Inaugural NASCAR Hall Of Fame Class Announcement

Inaugural NASCAR Hall Of Fame Class Announcement

Getty Images for NASCAR

DAYTONA BEACH, Fla. – What would Dale Earnhardt do?

It’s a question that frequently has been asked in NASCAR Nation since the seven-time champion perished in a crash on the last lap of the 2001 Daytona 500. Besides being an immensely talented driver, Earnhardt also was a towering icon whose voice could set the direction and tone of NASCAR because he had the ear of many power brokers -- particularly those of the France family. It’s natural to wonder how “The Intimidator” would have weighed in on the current controversies and pressing issues facing NASCAR.

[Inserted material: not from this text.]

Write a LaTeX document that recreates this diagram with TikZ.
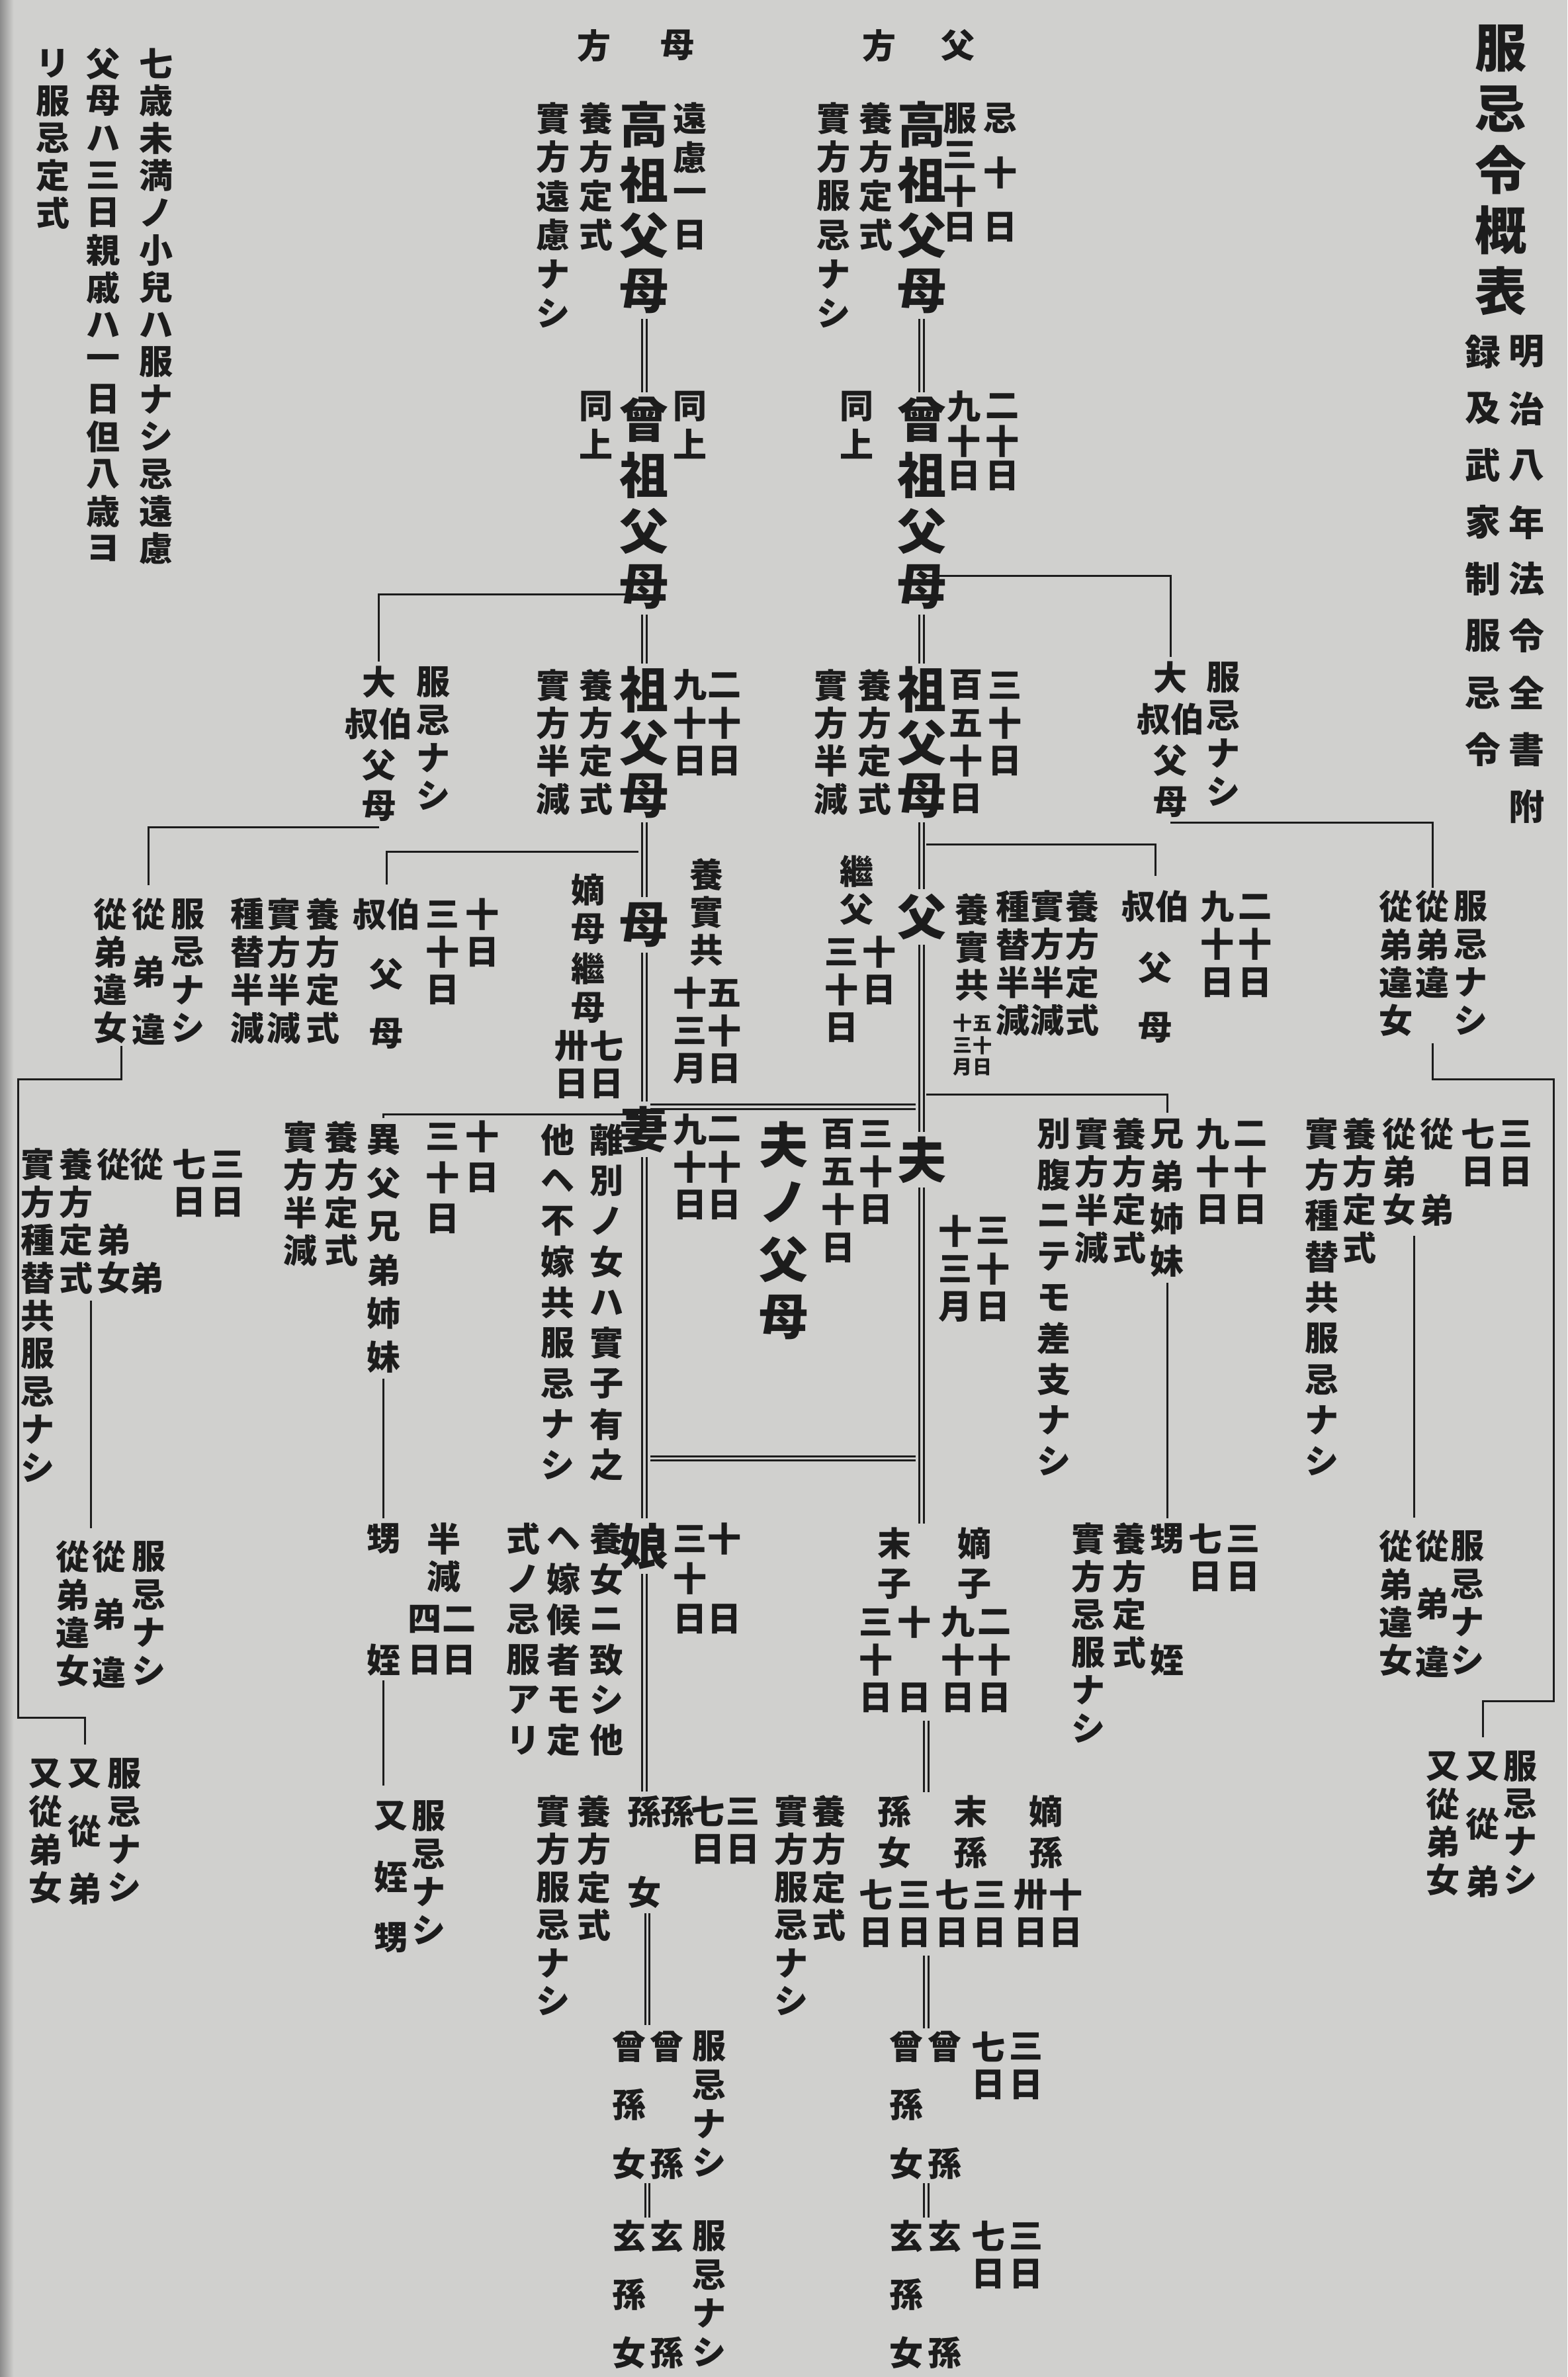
\documentclass[tikz,border=0pt]{standalone}
\usepackage{fontspec}
\newfontfamily\jp{Noto Sans CJK JP}
\definecolor{paper}{RGB}{208,208,206}
\definecolor{ink}{RGB}{28,28,28}
\newdimen\kux \kux=2.291pt
\ExplSyntaxOn
\NewDocumentCommand\Tcol{O{25\kux}m}
 {
  \vtop
   {
    \offinterlineskip
    \tl_map_inline:nn {#2}
     {
      \hbox_to_wd:nn {1em}
       {
        \hss
        \lower \dim_eval:n {(#1)/2} \vbox_to_ht:nn {#1} {\vss \hbox{##1} \vss}
        \hss
       }
     }
   }
 }
\ExplSyntaxOff
\tikzset{
 sm/.style={font=\jp\bfseries\fontsize{51pt}{51pt}\selectfont, text=ink, inner sep=0pt, outer sep=0pt, anchor=base},
 bg/.style={sm, font=\jp\bfseries\fontsize{74pt}{74pt}\selectfont},
 tinyk/.style={sm, font=\jp\bfseries\fontsize{29pt}{29pt}\selectfont},
 ttl/.style={sm, font=\jp\bfseries\fontsize{78pt}{78pt}\selectfont},
 sub/.style={sm, font=\jp\bfseries\fontsize{54pt}{54pt}\selectfont},
 ln/.style={draw=ink, line width=3pt},
 dbl/.style={draw=ink, line width=3pt, double=paper, double distance=3.6pt},
}
\NewDocumentCommand\KS{O{25}mmm}{\node[sm] (#2) at (#3) {\Tcol[#1\kux]{#4}};}
\NewDocumentCommand\KB{O{36.7}mmm}{\node[bg] (#2) at (#3) {\Tcol[#1\kux]{#4}};}
\NewDocumentCommand\KT{O{14.5}mmm}{\node[tinyk] (#2) at (#3) {\Tcol[#1\kux]{#4}};}
\begin{document}
\begin{tikzpicture}[x=2.291pt,y=-2.291pt]
\fill[paper] (0,0) rectangle (1034,1568);
\useasboundingbox (0,0) rectangle (1034,1568);
\shade[left color=black!45, right color=paper] (0,0) rectangle (9,1568);
% title and notes
\node[ttl] (title) at (990,32) {\Tcol[40\kux]{服忌令概表}};
\node[sub] (sub1) at (1007,232) {\Tcol[37.5\kux]{明治八年法令全書附}};
\node[sub] (sub2) at (978,232) {\Tcol[37.5\kux]{録及武家制服忌令}};
\KS[24.6]{n1}{103,42}{七歳未満ノ小兒ハ服ナシ忌遠慮}
\KS[24.6]{n2}{68,42}{父母ハ三日親戚ハ一日但八歳ヨ}
\KS[24.6]{n3}{35,42}{リ服忌定式}
\KS{hm1}{447,30}{母}
\KS{hm2}{392,30}{方}
\KS{hp1}{632,30}{父}
\KS{hp2}{580,30}{方}
% G1
\KB{mA}{425,82}{高祖父母}
\KS[25.7]{mA1}{455,78}{遠慮一日}
\KS[25.7]{mA2}{393,78}{養方定式}
\KS[25.7]{mA3}{365,78}{實方遠慮ナシ}
% G2
\KB{mB}{425,277}{曾祖父母}
\KS{mB1}{455,268}{同上}
\KS{mB2}{393,268}{同上}
% G3
\KB{pA}{608,82}{高祖父母}
\KS[36]{pA1}{660,78}{忌十日}
\KS[24]{pA2}{633,78}{服三十日}
\KS[25.7]{pA3}{578,78}{養方定式}
\KS[25.7]{pA4}{550,78}{實方服忌ナシ}
% G4
\KB{pB}{608,277}{曾祖父母}
\KS[23]{pB1}{661,268}{二十日}
\KS[23]{pB2}{636,268}{九十日}
\KS{pB3}{565,268}{同上}
% G5
\KB[35]{mC}{425,455}{祖父母}
\KS{mC1}{478,452}{二十日}
\KS{mC2}{455,452}{九十日}
\KS{mC3}{393,452}{養方定式}
\KS{mC4}{365,452}{實方半減}
% G6
\KS[27.3]{mD}{250,450}{大{叔伯}父母}
\KS{mD1}{286,450}{服忌ナシ}
% G7
\KB[35]{pC}{608,455}{祖父母}
\KS{pC1}{663,452}{三十日}
\KS{pC2}{637,452}{百五十日}
\KS{pC3}{577,452}{養方定式}
\KS{pC4}{548,452}{實方半減}
% G8
\KS[27.3]{pD}{772,447}{大{叔伯}父母}
\KS{pD1}{807,447}{服忌ナシ}
% G9
\KB{mE}{425,610}{母}
\KS{mE1}{466,577}{養實共}
\KS{mE2}{478,655}{五十日}
\KS{mE3}{455,655}{十三月}
\KS[26]{mE4}{388,587}{嫡母繼母}
\KS{mE5}{400,690}{七日}
\KS{mE6}{377,690}{卅日}
% G10
\KS[39.5]{mF}{255,603}{{叔伯}父母}
\KS{mF1}{318,603}{十日}
\KS{mF2}{292,603}{三十日}
\KS{mF3}{213,603}{養方定式}
\KS{mF4}{187,603}{實方半減}
\KS{mF5}{163,603}{種替半減}
% G11
\KS{mG1}{124,603}{服忌ナシ}
\KS[38]{mG}{98,603}{從弟違}
\KS{mG2}{73,603}{從弟違女}
% G12
\KB{pE}{608,605}{父}
\KS{pE1}{565,575}{繼父}
\KS{pE2}{580,628}{十日}
\KS{pE3}{555,628}{三十日}
\KS[25]{pE4}{641,600}{養實共}
\KT{pE5}{648,675}{五十日}
\KT{pE6}{635,675}{十三月}
% G13
\KS[40]{pF}{762,598}{{叔伯}父母}
\KS{pF1}{803,598}{九十日}
\KS{pF2}{828,598}{二十日}
\KS{pF3}{714,598}{養方定式}
\KS{pF4}{691,598}{實方半減}
\KS{pF5}{668,598}{種替半減}
% G14
\KS{pG1}{970,598}{服忌ナシ}
\KS{pG}{945,598}{從弟違}
\KS{pG2}{921,598}{從弟違女}
% G15
\KB{mH}{425,745}{妻}
\KS{mH1}{478,745}{二十日}
\KS{mH2}{455,745}{九十日}
\KS[26.8]{mH3}{400,752}{離別ノ女ハ實子有之}
\KS[26.8]{mH4}{368,752}{他ヘ不嫁共服忌ナシ}
% G16
\KB[38]{hP}{517,755}{夫ノ父母}
\KS{hP1}{578,748}{三十日}
\KS{hP2}{553,748}{百五十日}
% G17
\KB{pH}{608,765}{夫}
\KS{pH1}{655,812}{三十日}
\KS{pH2}{630,812}{十三月}
% G18
\KS[28.6]{mI}{253,752}{異父兄弟姉妹}
\KS[27]{mI1}{318,750}{十日}
\KS[27]{mI2}{292,750}{三十日}
\KS{mI3}{225,750}{養方定式}
\KS{mI4}{198,750}{實方半減}
% G19
\KS{mJ1}{150,768}{三日}
\KS{mJ2}{125,768}{七日}
\KS{mJ3}{97,768}{從　　弟}
\KS{mJ}{75,768}{從　弟女}
\KS{mJ4}{50,768}{養方定式}
\KS{mJ5}{25,768}{實方種替共服忌ナシ}
% G20
\KS[28]{pI}{770,748}{兄弟姉妹}
\KS{pI1}{800,748}{九十日}
\KS{pI2}{825,748}{二十日}
\KS{pI3}{745,748}{養方定式}
\KS{pI4}{720,748}{實方半減}
\KS[27]{pI5}{695,748}{別腹ニテモ差支ナシ}
% G21
\KS{pJ1}{1000,748}{三日}
\KS{pJ2}{975,748}{七日}
\KS{pJ3}{948,748}{從　弟}
\KS{pJ}{923,748}{從弟女}
\KS{pJ4}{897,748}{養方定式}
\KS[27]{pJ5}{872,748}{實方種替共服忌ナシ}
% G22
\KB{mK}{425,1020}{娘}
\KS[26.5]{mK1}{478,1015}{十　日}
\KS[26.5]{mK2}{455,1015}{三十日}
\KS[26.6]{mK3}{400,1015}{養女ニ致シ他}
\KS[26.6]{mK4}{372,1015}{ヘ嫁候者モ定}
\KS[26.6]{mK5}{345,1015}{式ノ忌服アリ}
% G23
\KS[26.7]{mL}{253,1015}{甥　　姪}
\KS[25]{mL1}{293,1015}{半減}
\KS[27]{mL2}{280,1068}{四日}
\KS[27]{mL3}{303,1068}{二日}
% G24
\KS{mM1}{98,1027}{服忌ナシ}
\KS[38]{mM}{72,1027}{從弟違}
\KS{mM2}{48,1027}{從弟違女}
% G25
\KS[27]{pK1}{590,1018}{末子}
\KS[27]{pK2}{643,1018}{嫡子}
\KS{pK3}{578,1070}{三十日}
\KS[50]{pK4}{603,1070}{十日}
\KS{pK5}{632,1070}{九十日}
\KS{pK6}{656,1070}{二十日}
% G26
\KS[26.7]{pL}{770,1015}{甥　　姪}
\KS{pL1}{795,1015}{七日}
\KS{pL2}{820,1015}{三日}
\KS{pL3}{745,1015}{養方定式}
\KS{pL4}{718,1015}{實方忌服ナシ}
% G27
\KS{pM1}{968,1020}{服忌ナシ}
\KS[38]{pM}{945,1020}{從弟違}
\KS{pM2}{921,1020}{從弟違女}
% G28
\KS{mN1}{82,1170}{服忌ナシ}
\KS[38]{mN}{56,1170}{又從弟}
\KS{mN2}{30,1170}{又從弟女}
% G34
\KS{pO1}{1003,1165}{服忌ナシ}
\KS[38]{pO}{978,1165}{又從弟}
\KS{pO2}{952,1165}{又從弟女}
% G29
\KS{mO1}{283,1198}{服忌ナシ}
\KS[40]{mO}{258,1198}{又姪甥}
% G30
\KS{mP2}{490,1195}{三日}
\KS{mP3}{467,1195}{七日}
\KS{mP1}{447,1195}{孫}
\KS[26.5]{mP}{425,1195}{孫　女}
\KS{mP4}{392,1195}{養方定式}
\KS{mP5}{365,1195}{實方服忌ナシ}
% G31
\KS{pN9}{522,1195}{實方服忌ナシ}
\KS{pN10}{547,1195}{養方定式}
\KS[27]{pN}{590,1195}{孫女}
\KS[27]{pN1}{640,1195}{末孫}
\KS[27]{pN2}{690,1195}{嫡孫}
\KS{pN3}{578,1250}{七日}
\KS{pN4}{603,1250}{三日}
\KS{pN5}{628,1250}{七日}
\KS{pN6}{653,1250}{三日}
\KS{pN7}{680,1250}{卅日}
\KS{pN8}{703,1250}{十日}
% G32
\KS[38.5]{mQ}{415,1350}{曾孫女}
\KS[77]{mQ1}{440,1350}{曾孫}
\KS[25.5]{mQ2}{468,1350}{服忌ナシ}
\KS[38.5]{pQ}{598,1350}{曾孫女}
\KS[77]{pQ1}{623,1350}{曾孫}
\KS{pQ2}{652,1350}{七日}
\KS{pQ3}{677,1350}{三日}
% G33
\KS[38.5]{mR}{415,1475}{玄孫女}
\KS[77]{mR1}{440,1475}{玄孫}
\KS[25.5]{mR2}{468,1475}{服忌ナシ}
\KS[38.5]{pR}{598,1475}{玄孫女}
\KS[77]{pR1}{623,1475}{玄孫}
\KS{pR2}{652,1475}{七日}
\KS{pR3}{677,1475}{三日}
% ---- double lineage lines
\draw[dbl] (mA.south) -- (mB.north);
\draw[dbl] (mB.south) -- (mC.north);
\draw[dbl] (mC.south) -- (mE.north);
\draw[dbl] (mE.south) -- (mH.north);
\draw[dbl] (mH.south) -- (mK.north);
\draw[dbl] (mK.south) -- (mP.north);
\coordinate (dm1) at (427,1262);
\coordinate (dm2) at (427,1336);
\draw[dbl] (dm1) -- (dm2);
\coordinate (dm3) at (427,1440);
\coordinate (dm4) at (427,1463);
\draw[dbl] (dm3) -- (dm4);
\draw[dbl] (pA.south) -- (pB.north);
\draw[dbl] (pB.south) -- (pC.north);
\draw[dbl] (pC.south) -- (pE.north);
\draw[dbl] (pE.south) -- (pH.north);
\coordinate (dp1) at (608,1005);
\draw[dbl] (pH.south) -- (dp1);
\coordinate (dp2) at (611,1135);
\coordinate (dp3) at (611,1182);
\draw[dbl] (dp2) -- (dp3);
\coordinate (dp4) at (611,1290);
\coordinate (dp5) at (611,1338);
\draw[dbl] (dp4) -- (dp5);
\coordinate (dp6) at (611,1440);
\coordinate (dp7) at (611,1463);
\draw[dbl] (dp6) -- (dp7);
\coordinate (h1a) at (429,730);
\coordinate (h1b) at (604,730);
\draw[dbl] (h1a) -- (h1b);
\coordinate (h2a) at (429,962);
\coordinate (h2b) at (604,962);
\draw[dbl] (h2a) -- (h2b);
% ---- single connectors
\coordinate (s1) at (421,392);
\draw[ln] (s1) -| (mD.north);
\coordinate (s2) at (611,380);
\draw[ln] (s2) -| (pD.north);
\draw[ln] (mD.south) -| (mG.north);
\draw[ln] (pD.south) -| (pG.north);
\coordinate (s5) at (421,562);
\draw[ln] (s5) -| (mF.north);
\coordinate (s6) at (611,557);
\draw[ln] (s6) -| (pF.north);
\coordinate (s7) at (421,735);
\draw[ln] (s7) -| (mI.north);
\coordinate (s8) at (611,722);
\draw[ln] (s8) -| (pI.north);
\coordinate (s9a) at (80,690);
\coordinate (s9b) at (12,712);
\coordinate (s9c) at (12,1133);
\draw[ln] (s9a) |- (s9b) -- (s9c) -| (mN.north);
\coordinate (s10a) at (945,688);
\coordinate (s10b) at (1025,712);
\coordinate (s10c) at (1025,1122);
\draw[ln] (s10a) |- (s10b) -- (s10c) -| (pO.north);
\coordinate (s11) at (60,858);
\draw[ln] (s11) -- (s11 |- mM.north);
\coordinate (s12) at (933,815);
\draw[ln] (s12) -- (s12 |- pM.north);
\draw[ln] (mI.south) -- (mL.north);
\draw[ln] (mL.south) -- (mL.south |- mO.north);
\draw[ln] (pI.south) -- (pL.north);
\end{tikzpicture}
\end{document}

With the Sprint Cup Series back at Daytona International Speedway for Sunday night’s Coke Zero 400 (which will mark the debut of NBC this season), how might Earnhardt have viewed this past week’s hullabaloo over NASCAR and its tracks asking fans to stop displaying Confederate flags at races?

A recent episode of Fast Lane Family, a weekly podcast (available as a free download on iTunes) hosted by Earnhardt’s oldest daughter, Kelley, might shed some light.

During an April 29 show coinciding with what would have been her father’s 64th birthday, Kelley Earnhardt Miller took fans’ questions about the legend and shared a story that “will show a lot about my dad’s heart and just how he cared for people because he was very intimidating.

“On my dad’s truck, he had this sticker with a rebel flag that said ‘American by birth, Southern by the grace of God.’ At the time, we had this housekeeper named Ann, and she was the most awesome lady. She was an African-American lady, and she asked my stepmother about my dad’s rebel flag on the back of his truck.

“And so the next thing we know my dad’s out there with a knife and a razor blade, and he’s cutting the rebel flag out of the sticker. He didn’t want to offend anybody or make anybody mad in that manner. It was so sweet. It was a little kind-hearted thing. She just thought that was the best. She’s like, ‘That’s just so awesome that you would do that.’ He had a good heart, a big heart.”

That part of his legacy has been carried on by Dale Earnhardt Jr., who weighed in strongly on the flag last week and declared it “offensive to an entire race … it belongs in the history books. That’s about it.”